## Start
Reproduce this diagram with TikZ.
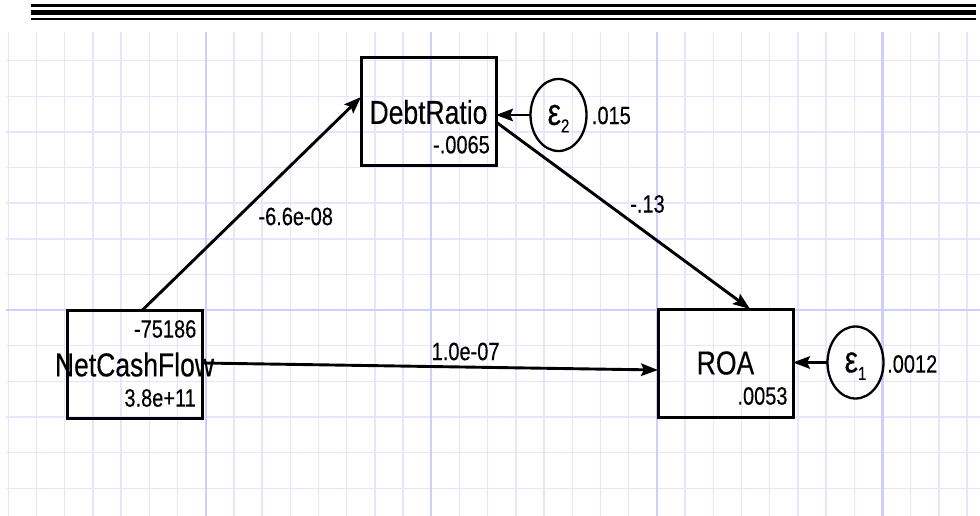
\documentclass[tikz,border=0pt]{standalone}
\usepackage{fontspec}
\setmainfont{Liberation Sans}[FakeBold=0.35]
\usetikzlibrary{arrows.meta,shapes.geometric,calc}
\newcommand{\vstretch}[1]{\scalebox{1}[1.25]{#1}}
\definecolor{gridminor}{RGB}{229,229,255}
\definecolor{gridmajor}{RGB}{206,206,252}
\begin{document}
\begin{tikzpicture}[x=1pt,y=-1pt,
  varbox/.style={draw, line width=3pt, minimum width=135pt, minimum height=108pt,
    inner sep=0pt, outer sep=0pt, font=\fontsize{26.5}{30}\selectfont},
  errc/.style={draw, ellipse, line width=2.3pt, minimum width=56pt, minimum height=72pt,
    inner sep=0pt, outer sep=0pt},
  lab/.style={font=\fontsize{20}{24}\selectfont, inner sep=0pt},
  conn/.style={line width=2.9pt, -{Stealth[length=17pt,width=12.5pt,inset=3pt]}},
  gminor/.style={draw=gridminor, line width=1.5pt},
  gmajor/.style={draw=gridmajor, line width=2.2pt},
  rule/.style={draw=black}
]
\useasboundingbox (0,0) rectangle (980,516);
\fill[white] (0,0) rectangle (980,516);

% grid
\foreach \k in {0,...,34}{
  \draw[gminor] ({8.3+28.2*\k},31.7) -- ({8.3+28.2*\k},516);
}
\foreach \k in {0,...,12}{
  \draw[gminor] (6,{60.7+35.63*\k}) -- (980,{60.7+35.63*\k});
}
\foreach \k in {7,15,23,31}{
  \draw[gmajor] ({8.3+28.2*\k},31.7) -- ({8.3+28.2*\k},516);
}
\draw[gmajor] (6,{60.7+35.63*7}) -- (980,{60.7+35.63*7});

% top rules
\draw[rule, line width=2.2pt] (30.7,5.6) -- (975.7,5.6);
\draw[rule, line width=5pt] (30.7,12.5) -- (975.7,12.5);
\draw[rule, line width=2.5pt] (30.7,19.2) -- (975.7,19.2);

% variables
\node[varbox] (ncf) at (134.5,364.5) {\makebox[0pt]{\vstretch{NetCashFlow}}};
\node[varbox] (dr) at (428.5,112) {\makebox[0pt]{\vstretch{DebtRatio}}};
\node[varbox] (roa) at (725.5,363) {\makebox[0pt]{\vstretch{ROA}}};

% error terms
\node[errc] (e2) at (558.5,115) {\vstretch{{\fontsize{30}{30}\selectfont ε}\raisebox{-6pt}[0pt][0pt]{\fontsize{15}{15}\selectfont 2}}};
\node[errc] (e1) at (855.5,362.5) {\vstretch{{\fontsize{30}{30}\selectfont ε}\raisebox{-6pt}[0pt][0pt]{\fontsize{15}{15}\selectfont 1}}};

% connectors
\draw[conn] ([xshift=7.5pt]ncf.north) -- ([yshift=15pt]dr.west);
\draw[conn] ([yshift=-10pt]dr.east) -- ([xshift=24.5pt]roa.north);
\draw[conn] ([yshift=1.5pt]ncf.east) -- ([yshift=-7pt]roa.west);
\draw[conn] (e1.west) -- (e1.west -| roa.east);
\draw[conn] (e2.west) -- (e2.west -| dr.east);

% labels
\node[lab, anchor=east] (ncfm) at (196.5,329) {\vstretch{-75186}};
\node[lab, anchor=east] (ncfv) at (196,398) {\vstretch{3.8e+11}};
\node[lab, anchor=east] (drm) at (490,144.7) {\vstretch{-.0065}};
\node[lab, anchor=east] (roam) at (787.7,396) {\vstretch{.0053}};
\node[lab, anchor=west] (e2v) at (591.7,115.5) {\vstretch{.015}};
\node[lab, anchor=west] (e1v) at (887,364) {\vstretch{.0012}};
\node[lab] (p1) at (295.7,216.5) {\vstretch{-6.6e-08}};
\node[lab] (p2) at (647.5,204) {\vstretch{-.13}};
\node[lab] (p3) at (465.6,351.5) {\vstretch{1.0e-07}};
\end{tikzpicture}
\end{document}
## End
_What the task requires_: Reproduce each line word for word and drop the pictures.

_Response_:
Reproduce this diagram with TikZ.
\documentclass[tikz,border=0pt]{standalone}
\usepackage{fontspec}
\setmainfont{Liberation Sans}[FakeBold=0.35]
\usetikzlibrary{arrows.meta,shapes.geometric,calc}
\newcommand{\vstretch}[1]{\scalebox{1}[1.25]{#1}}
\definecolor{gridminor}{RGB}{229,229,255}
\definecolor{gridmajor}{RGB}{206,206,252}
\begin{document}
\begin{tikzpicture}[x=1pt,y=-1pt,
  varbox/.style={draw, line width=3pt, minimum width=135pt, minimum height=108pt,
    inner sep=0pt, outer sep=0pt, font=\fontsize{26.5}{30}\selectfont},
  errc/.style={draw, ellipse, line width=2.3pt, minimum width=56pt, minimum height=72pt,
    inner sep=0pt, outer sep=0pt},
  lab/.style={font=\fontsize{20}{24}\selectfont, inner sep=0pt},
  conn/.style={line width=2.9pt, -{Stealth[length=17pt,width=12.5pt,inset=3pt]}},
  gminor/.style={draw=gridminor, line width=1.5pt},
  gmajor/.style={draw=gridmajor, line width=2.2pt},
  rule/.style={draw=black}
]
\useasboundingbox (0,0) rectangle (980,516);
\fill[white] (0,0) rectangle (980,516);

% grid
\foreach \k in {0,...,34}{
  \draw[gminor] ({8.3+28.2*\k},31.7) -- ({8.3+28.2*\k},516);
}
\foreach \k in {0,...,12}{
  \draw[gminor] (6,{60.7+35.63*\k}) -- (980,{60.7+35.63*\k});
}
\foreach \k in {7,15,23,31}{
  \draw[gmajor] ({8.3+28.2*\k},31.7) -- ({8.3+28.2*\k},516);
}
\draw[gmajor] (6,{60.7+35.63*7}) -- (980,{60.7+35.63*7});

% top rules
\draw[rule, line width=2.2pt] (30.7,5.6) -- (975.7,5.6);
\draw[rule, line width=5pt] (30.7,12.5) -- (975.7,12.5);
\draw[rule, line width=2.5pt] (30.7,19.2) -- (975.7,19.2);

% variables
\node[varbox] (ncf) at (134.5,364.5) {\makebox[0pt]{\vstretch{NetCashFlow}}};
\node[varbox] (dr) at (428.5,112) {\makebox[0pt]{\vstretch{DebtRatio}}};
\node[varbox] (roa) at (725.5,363) {\makebox[0pt]{\vstretch{ROA}}};

% error terms
\node[errc] (e2) at (558.5,115) {\vstretch{{\fontsize{30}{30}\selectfont ε}\raisebox{-6pt}[0pt][0pt]{\fontsize{15}{15}\selectfont 2}}};
\node[errc] (e1) at (855.5,362.5) {\vstretch{{\fontsize{30}{30}\selectfont ε}\raisebox{-6pt}[0pt][0pt]{\fontsize{15}{15}\selectfont 1}}};

% connectors
\draw[conn] ([xshift=7.5pt]ncf.north) -- ([yshift=15pt]dr.west);
\draw[conn] ([yshift=-10pt]dr.east) -- ([xshift=24.5pt]roa.north);
\draw[conn] ([yshift=1.5pt]ncf.east) -- ([yshift=-7pt]roa.west);
\draw[conn] (e1.west) -- (e1.west -| roa.east);
\draw[conn] (e2.west) -- (e2.west -| dr.east);

% labels
\node[lab, anchor=east] (ncfm) at (196.5,329) {\vstretch{-75186}};
\node[lab, anchor=east] (ncfv) at (196,398) {\vstretch{3.8e+11}};
\node[lab, anchor=east] (drm) at (490,144.7) {\vstretch{-.0065}};
\node[lab, anchor=east] (roam) at (787.7,396) {\vstretch{.0053}};
\node[lab, anchor=west] (e2v) at (591.7,115.5) {\vstretch{.015}};
\node[lab, anchor=west] (e1v) at (887,364) {\vstretch{.0012}};
\node[lab] (p1) at (295.7,216.5) {\vstretch{-6.6e-08}};
\node[lab] (p2) at (647.5,204) {\vstretch{-.13}};
\node[lab] (p3) at (465.6,351.5) {\vstretch{1.0e-07}};
\end{tikzpicture}
\end{document}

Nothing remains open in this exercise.